Wednesday, March 30, 2022 - 5:00pm to 6:00pm

Speaker Information

Kai Ming Ting
School of Artificial Intelligence
Nanjing University


This seminar presents recent works on distributional kernels based on kernel mean embedding (KME). KME has a strong theoretical underpinning, and guarantees that the resultant kernel mean map is injective, i.e., the kernel mean maps of two distributions has their difference equals to zero if and only if the distributions are the same. Yet, KME's applications have been less successfully so far. One key breakthrough is the identification of the root cause of KME's (seemingly) failures, i.e., the use of Gaussian kernel. The seminar presents works, following this identification, that release the power of this under-utilized resource. The works demonstrate that the distributional kernels can solve long-standing problems, some of which have evaded decades of effort, in terms of efficiency and task-specific accuracy issues. These include point and group anomaly detections, clustering, and anomaly detections in trajectories, periodic time series and graphs/networks.

Speaker Bio

After receiving his PhD from the University of Sydney, Australia, Kai Ming Ting worked at the University of Waikato (NZ), Deakin University, Monash University and Federation University in Australia.
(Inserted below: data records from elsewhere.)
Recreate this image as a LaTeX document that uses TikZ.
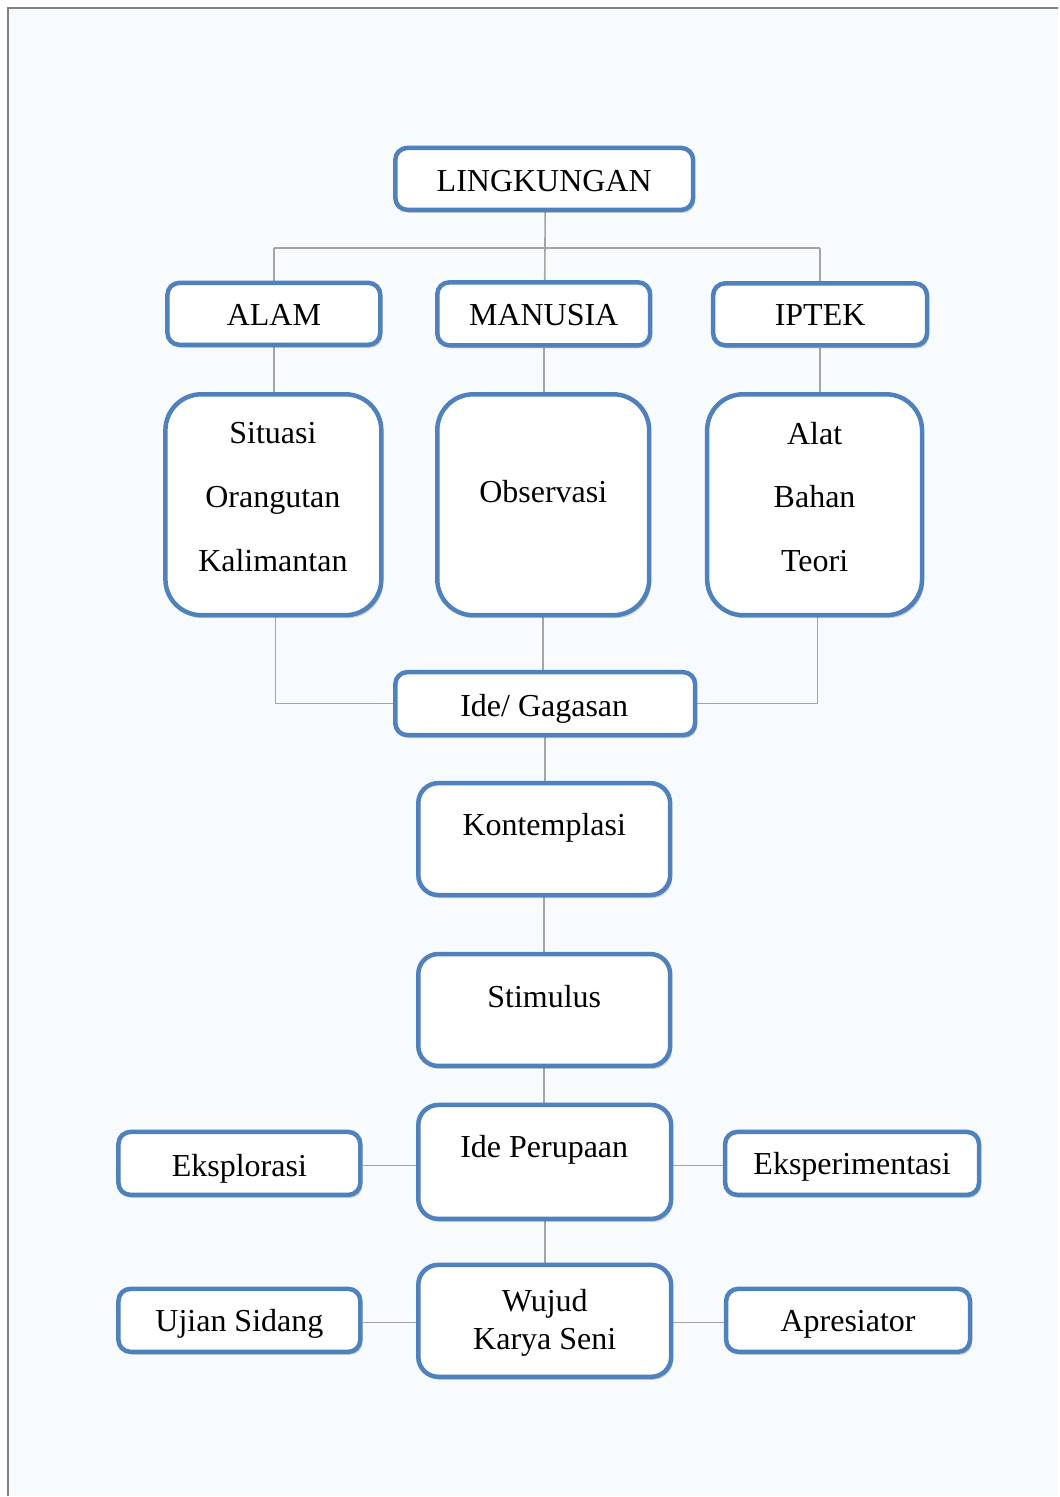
\documentclass[tikz,border=0pt]{standalone}
\usepackage{fontspec}
\setmainfont{Liberation Serif}
\usetikzlibrary{shadows,backgrounds}
\definecolor{boxblue}{RGB}{79,129,189}
\definecolor{linegray}{RGB}{165,165,165}
\definecolor{pagebg}{RGB}{248,251,253}
\definecolor{pageline}{RGB}{128,128,128}
\tikzset{
  box/.style={draw=boxblue, line width=4.5pt, fill=white, rounded corners=12pt,
    inner sep=0pt, drop shadow={shadow xshift=2pt, shadow yshift=-3pt, fill=black, opacity=0.18}},
  tallbox/.style={box, rounded corners=20pt},
  bigbox/.style={box, rounded corners=36pt},
  lbl/.style={anchor=base, inner sep=0pt, font=\fontsize{32}{38}\selectfont},
  conn/.style={draw=linegray, line width=1.6pt}
}
\begin{document}
\begin{tikzpicture}[x=1pt,y=-1pt]
\begin{pgfonlayer}{background}
  \fill[white] (0,0) rectangle (1059,1497);
  \fill[pagebg] (8,8) rectangle (1059,1497);
  \draw[pageline, line width=1.5pt] (8,1497) -- (8,8) -- (1059,8);
\end{pgfonlayer}
\useasboundingbox (0,0) rectangle (1059,1497);

% boxes
\node[box, minimum width=298pt, minimum height=62pt] (ling) at (544.5,179) {};
\node[box, minimum width=213pt, minimum height=62pt] (alam) at (274,314) {};
\node[box, minimum width=213pt, minimum height=63pt] (manusia) at (544,314) {};
\node[box, minimum width=214pt, minimum height=62pt] (iptek) at (820.5,314.5) {};
\node[bigbox, minimum width=216pt, minimum height=221pt] (situasi) at (273.5,505) {};
\node[bigbox, minimum width=212pt, minimum height=221pt] (observasi) at (543.5,505) {};
\node[bigbox, minimum width=215pt, minimum height=221pt] (alat) at (815,505) {};
\node[box, minimum width=300pt, minimum height=63pt] (ide) at (545.5,704) {};
\node[tallbox, minimum width=252pt, minimum height=112pt] (kontemplasi) at (544.5,839.5) {};
\node[tallbox, minimum width=252pt, minimum height=112pt] (stimulus) at (544.5,1010.5) {};
\node[tallbox, minimum width=253pt, minimum height=114pt] (ideper) at (545,1162.5) {};
\node[box, minimum width=242pt, minimum height=63pt] (eksplorasi) at (239.5,1164) {};
\node[box, minimum width=254pt, minimum height=63pt] (eksper) at (852.5,1164) {};
\node[tallbox, minimum width=253pt, minimum height=112pt] (wujud) at (545,1321.5) {};
\node[box, minimum width=242pt, minimum height=63pt] (ujian) at (239.5,1321) {};
\node[box, minimum width=244pt, minimum height=63pt] (apres) at (848.5,1321) {};

% labels
\node[lbl] (tling) at (544.5,192) {LINGKUNGAN};
\node[lbl] (talam) at (274,326) {ALAM};
\node[lbl] (tmanusia) at (544,326) {MANUSIA};
\node[lbl] (tiptek) at (820.5,326) {IPTEK};
\node[lbl] (tsit1) at (273,444) {Situasi};
\node[lbl] (tsit2) at (273,508) {Orangutan};
\node[lbl] (tsit3) at (273,572) {Kalimantan};
\node[lbl] (tobs) at (543.5,503) {Observasi};
\node[lbl] (talat1) at (815,445) {Alat};
\node[lbl] (talat2) at (815,508) {Bahan};
\node[lbl] (talat3) at (815,572) {Teori};
\node[lbl] (tide) at (544.5,717) {Ide/ Gagasan};
\node[lbl] (tkont) at (544.5,836) {Kontemplasi};
\node[lbl] (tstim) at (544.5,1008) {Stimulus};
\node[lbl] (tideper) at (544.5,1158) {Ide Perupaan};
\node[lbl] (teksp) at (239.5,1177) {Eksplorasi};
\node[lbl] (teksper) at (852.5,1175) {Eksperimentasi};
\node[lbl] (twujud1) at (545,1312) {Wujud};
\node[lbl] (twujud2) at (545,1350) {Karya Seni};
\node[lbl] (tujian) at (239.5,1332) {Ujian Sidang};
\node[lbl] (tapres) at (848.5,1332) {Apresiator};

% connectors
\coordinate (jtop) at (545,248);
\begin{pgfonlayer}{background}
  \draw[conn] ([xshift=1pt]ling.south) -- ([xshift=1pt]manusia.north);
  \draw[conn] (alam.north |- jtop) -- (iptek.north |- jtop);
  \draw[conn] (alam.north |- jtop) -- (alam.north);
  \draw[conn] (iptek.north |- jtop) -- (iptek.north);
  \draw[conn] (alam.south) -- (alam.south |- situasi.north);
  \draw[conn] (manusia.south) -- (manusia.south |- observasi.north);
  \draw[conn] (iptek.south) -- (iptek.south |- alat.north);
  \draw[conn] ([xshift=2pt]situasi.south) |- (ide.west);
  \draw[conn] ([xshift=3pt]alat.south) |- (ide.east);
  \draw[conn] (observasi.south) -- (observasi.south |- ide.north);
  \draw[conn] (ide.south) -- (ide.south |- kontemplasi.north);
  \draw[conn] (kontemplasi.south) -- (kontemplasi.south |- stimulus.north);
  \draw[conn] (stimulus.south) -- (stimulus.south |- ideper.north);
  \draw[conn] (ideper.south) -- (ideper.south |- wujud.north);
  \draw[conn] ([yshift=-2pt]eksplorasi.east) -- ([yshift=-2pt]eksplorasi.east -| ideper.west);
  \draw[conn] ([yshift=-2pt]eksper.west) -- ([yshift=-2pt]eksper.west -| ideper.east);
  \draw[conn] ([yshift=-2pt]ujian.east) -- ([yshift=-2pt]ujian.east -| wujud.west);
  \draw[conn] ([yshift=-2pt]apres.west) -- ([yshift=-2pt]apres.west -| wujud.east);
\end{pgfonlayer}
\end{tikzpicture}
\end{document}
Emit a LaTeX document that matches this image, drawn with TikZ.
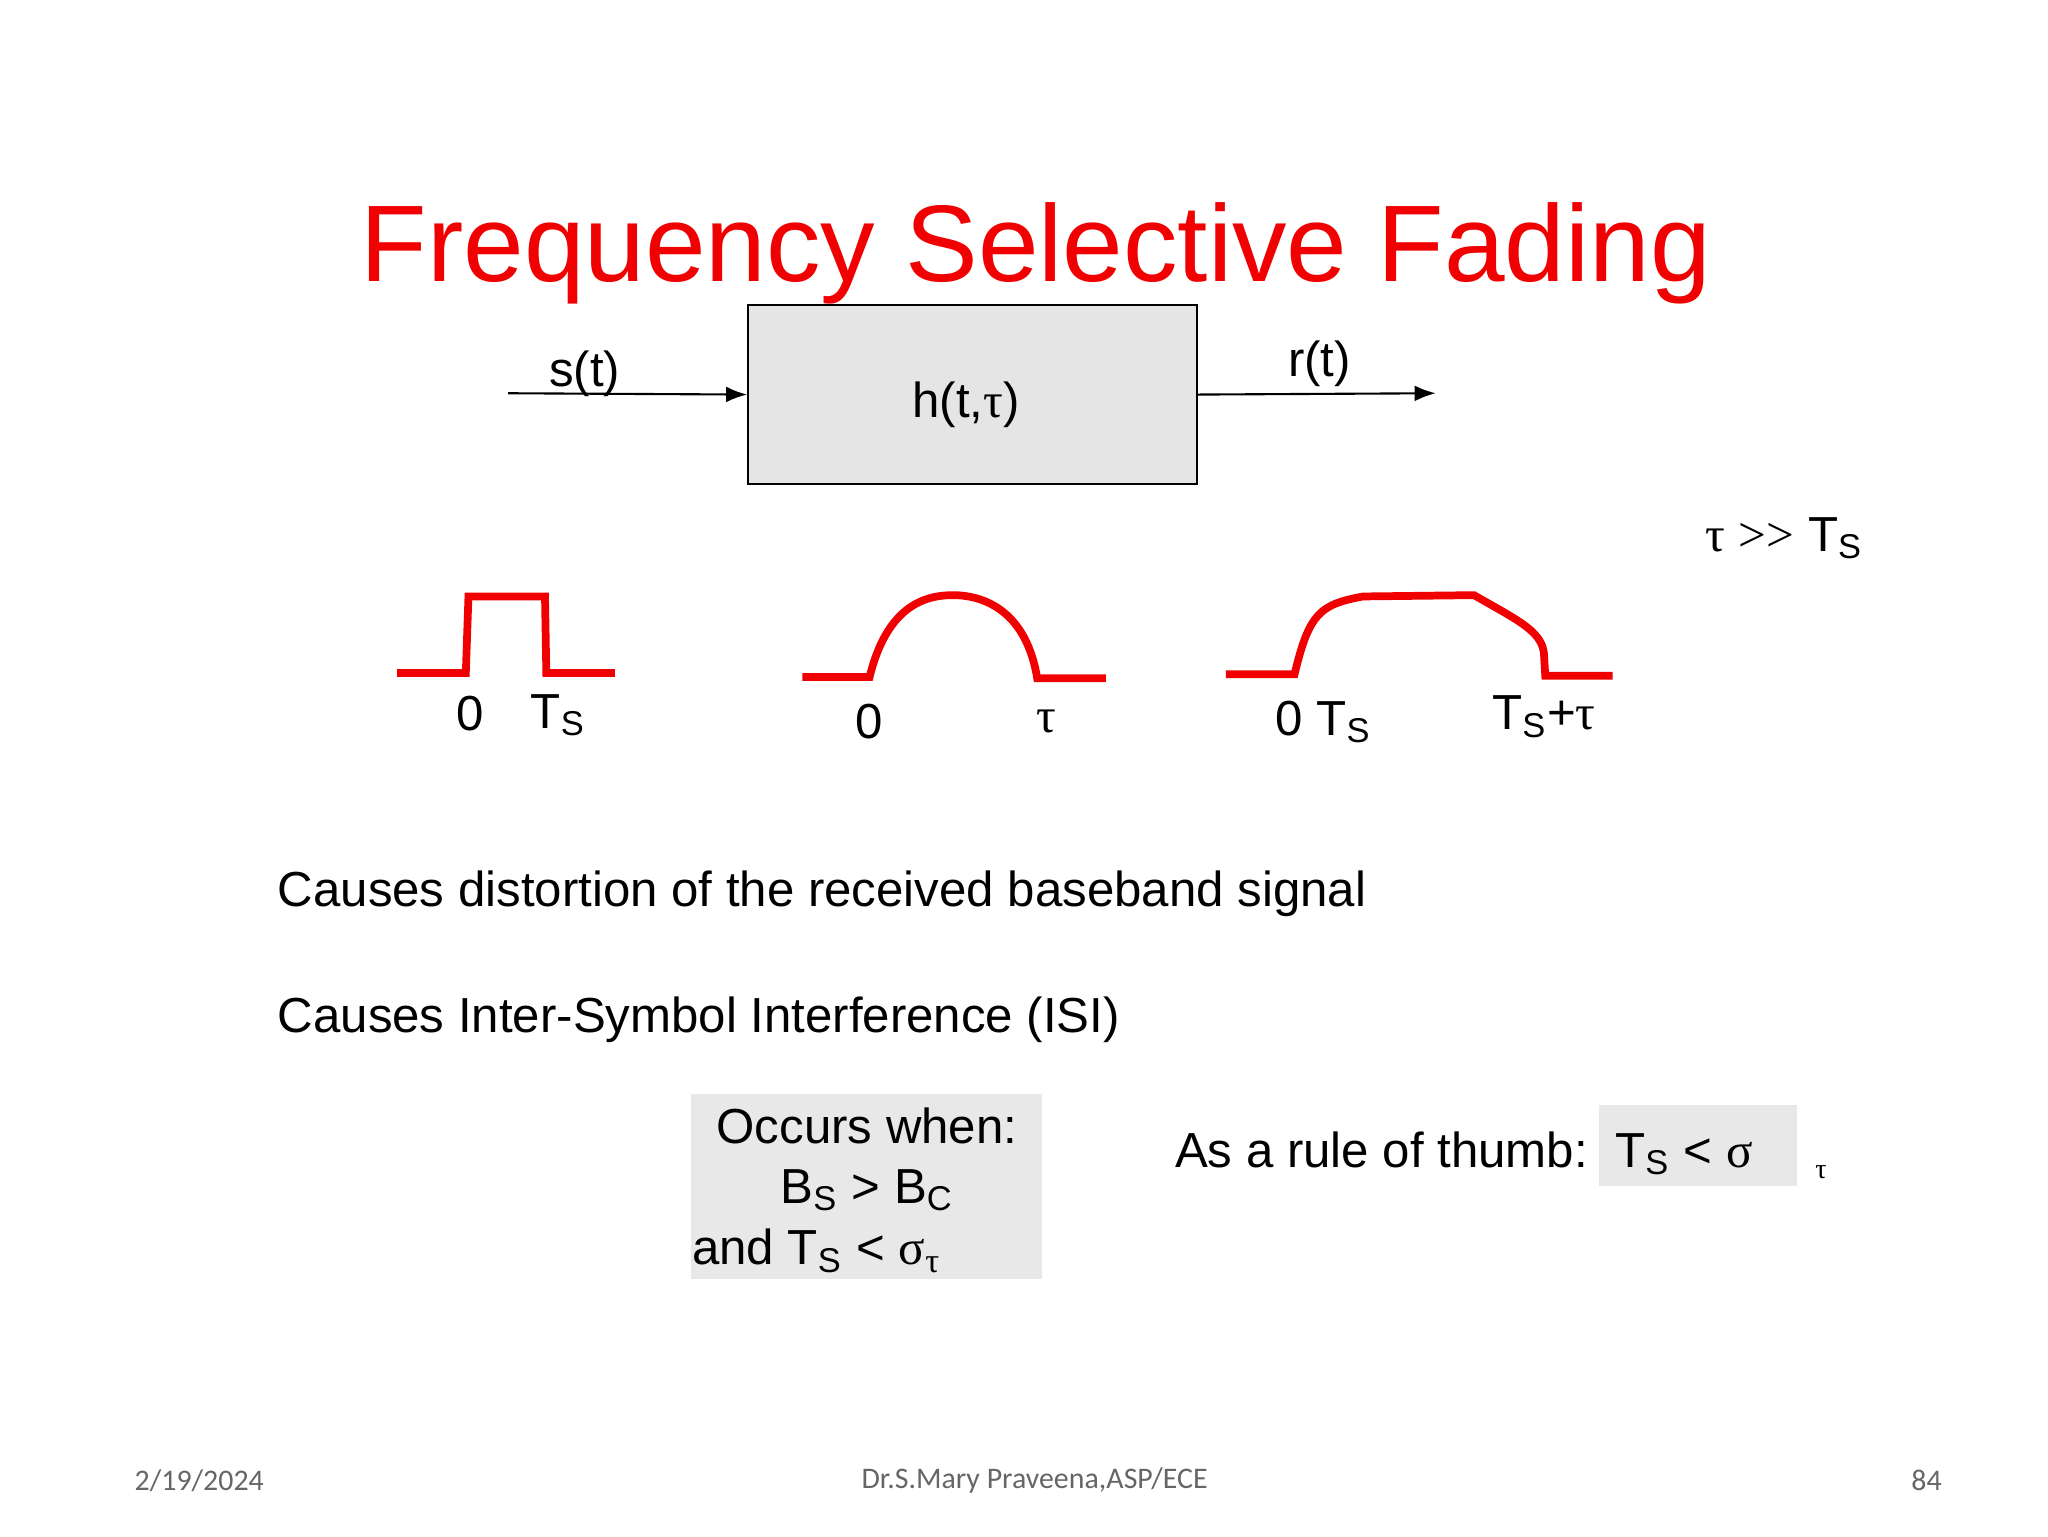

He joined Nanjing University in 2020. Research grants received include those from National Science Foundation of China, US Air Force of Scientific Research (AFOSR/AOARD), Australian Research Council, Toyota InfoTechnology Center and Australian Institute of Sport. He is one of the inventors of Isolation Forest, Isolation Kernel and Isolation Distributional Kernel. Isolation Forest is widely used in industries and academia. Isolation Kernel is a unique similarity measure which is derived from a dataset based on the same/similar isolation mechanism as Isolation Forest, and has no closed-form expression. Isolation Kernel and Isolation Distributonal Kernel are the X-factor that enables many problems to be solved more effectively and efficiently than existing algorithms which rely on Gaussian kernel or Euclidean distance.